Sunday, September 23, 2007

First Tucson Review (Arizona Star).

In its entirety:

'Big Voice' is theater with big heart and funny tales
By Kathleen Allen

Arizona Daily Star
Tucson, Arizona | Published: 09.23.2007

Salvation can come in many forms: the Bible, J.D. Salinger, Bach, the Dalai Lama — you name it.

For Jim Brochu, it came in the form of belter Ethel Merman.

The story is told in hilarious detail in "The Big Voice: God or Merman?" now playing at Invisible Theatre.

This is theater with a big, big heart and funny, funny tales. Brochu and his partner, Steve Schalchlin, have made it easy to embrace this musical about growing up, falling in love with the theater and each other, and struggling to make their love deep and lasting.

Schalchlin is responsible for the often lovely, lively tunes and tender lyrics in the show, Brochu for the play.

But it is the two of them together who pour their hearts out and make the stories real and relatable.

The bio-play traces their very different boyhoods — Brochu grew up in Brooklyn, where he learned math from "The Price is Right" and optimism from "Queen for a Day." But mostly he dreamed of being the first Brooklyn-born pope.
Schalchlin grew up in Arkansas, the son of a Baptist minister. He longed to make music his life, and to step out of the closet with pride. Both would be hard for him.
The two met on a cruise — Schalchlin played the piano, Brochu flirted and fell in love.

And together they created and blossomed and went through painful times.

Schalchlin's songs capture the melancholy, the joy and the sorrows of relationships and growing up.

"How Do You Fall Back in Love?" is a tear-jerker of a duet with lyrics like "How do you reconnect what's disconnected / Unsay things you never meant."
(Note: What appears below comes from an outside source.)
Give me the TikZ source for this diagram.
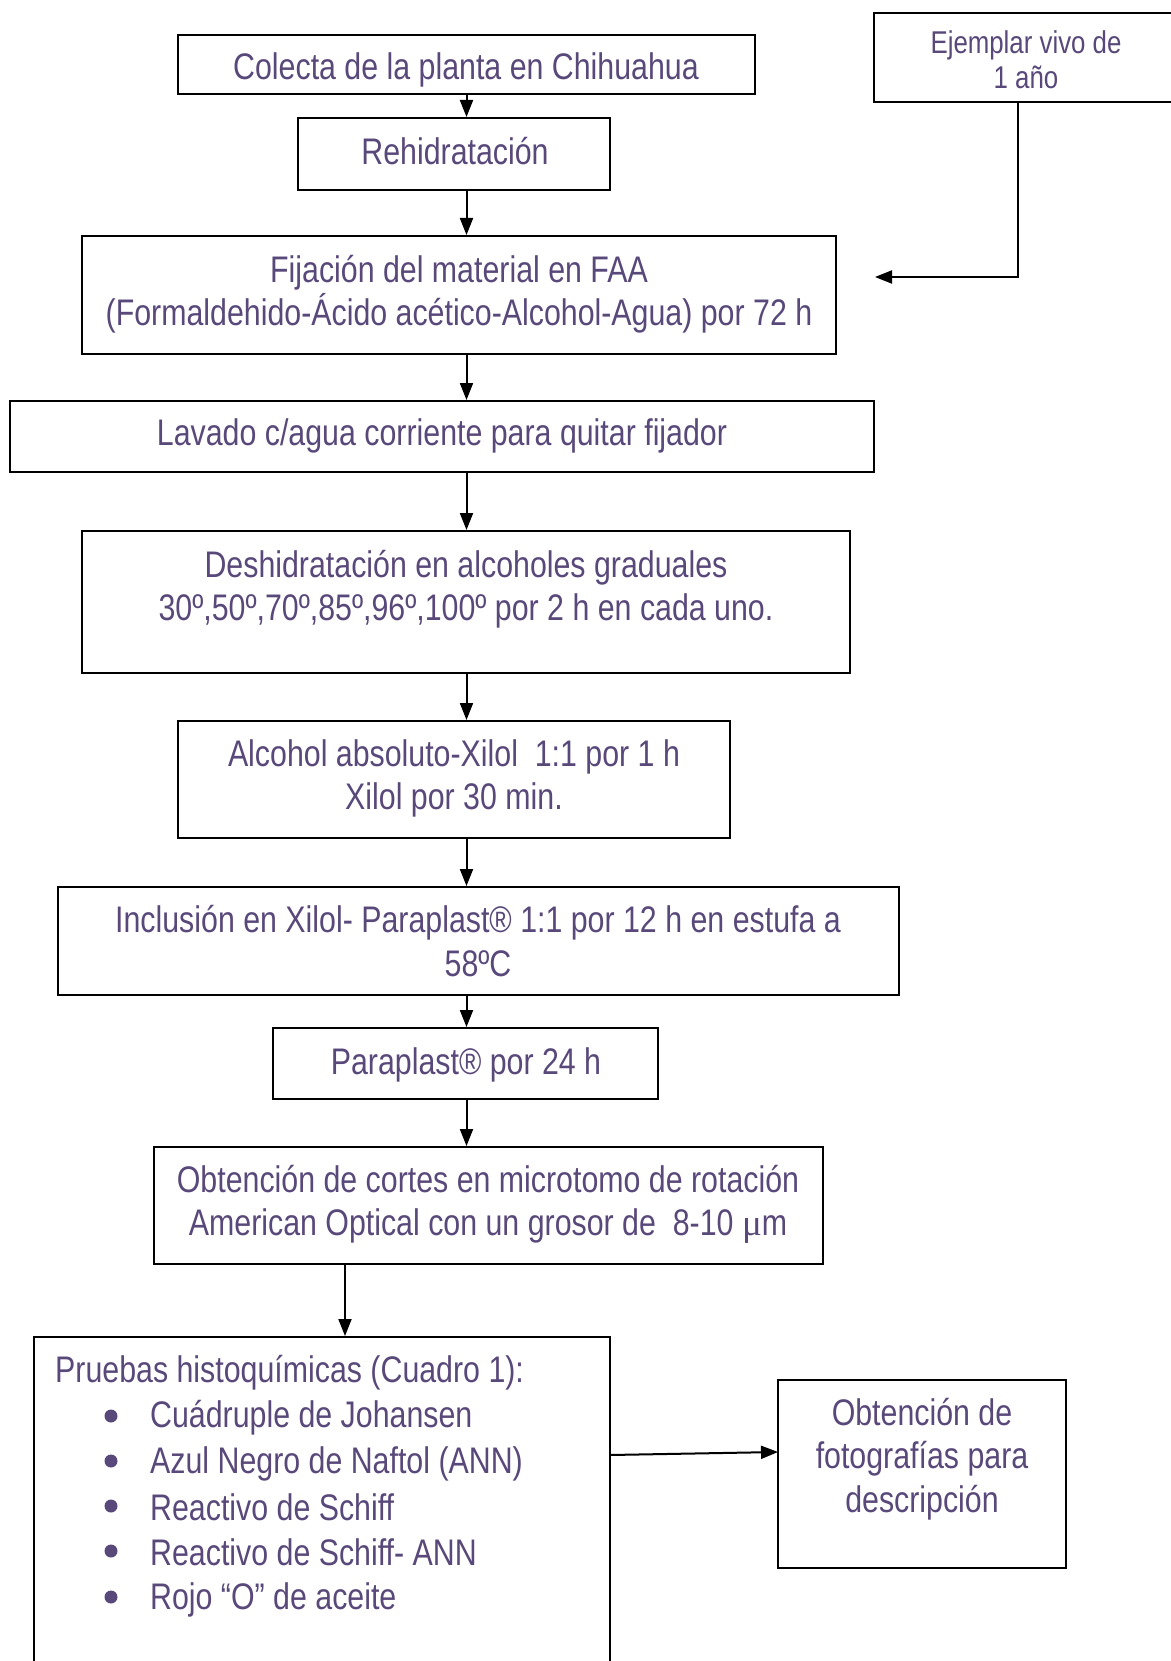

And they detail the spiritual quests and questions the men go through. "Sometimes When I Pray" is a poignant song that questions whether there's a God to hear the prayers and ends with the words of a grandmother on her death bed: "If God has hands, they're your hands. If God has eyes, they're your eyes."

There's nothing preachy, or overly goosey and sentimental about "The Big Voice." Rather, it's a warm, compelling piece told and sung well by men who haven't a false bone in their bodies.

As they say, if you can fake sincerity, you got it made!

1 comment:

Bev Sykes said...

Yet another critic converted. Congratulations.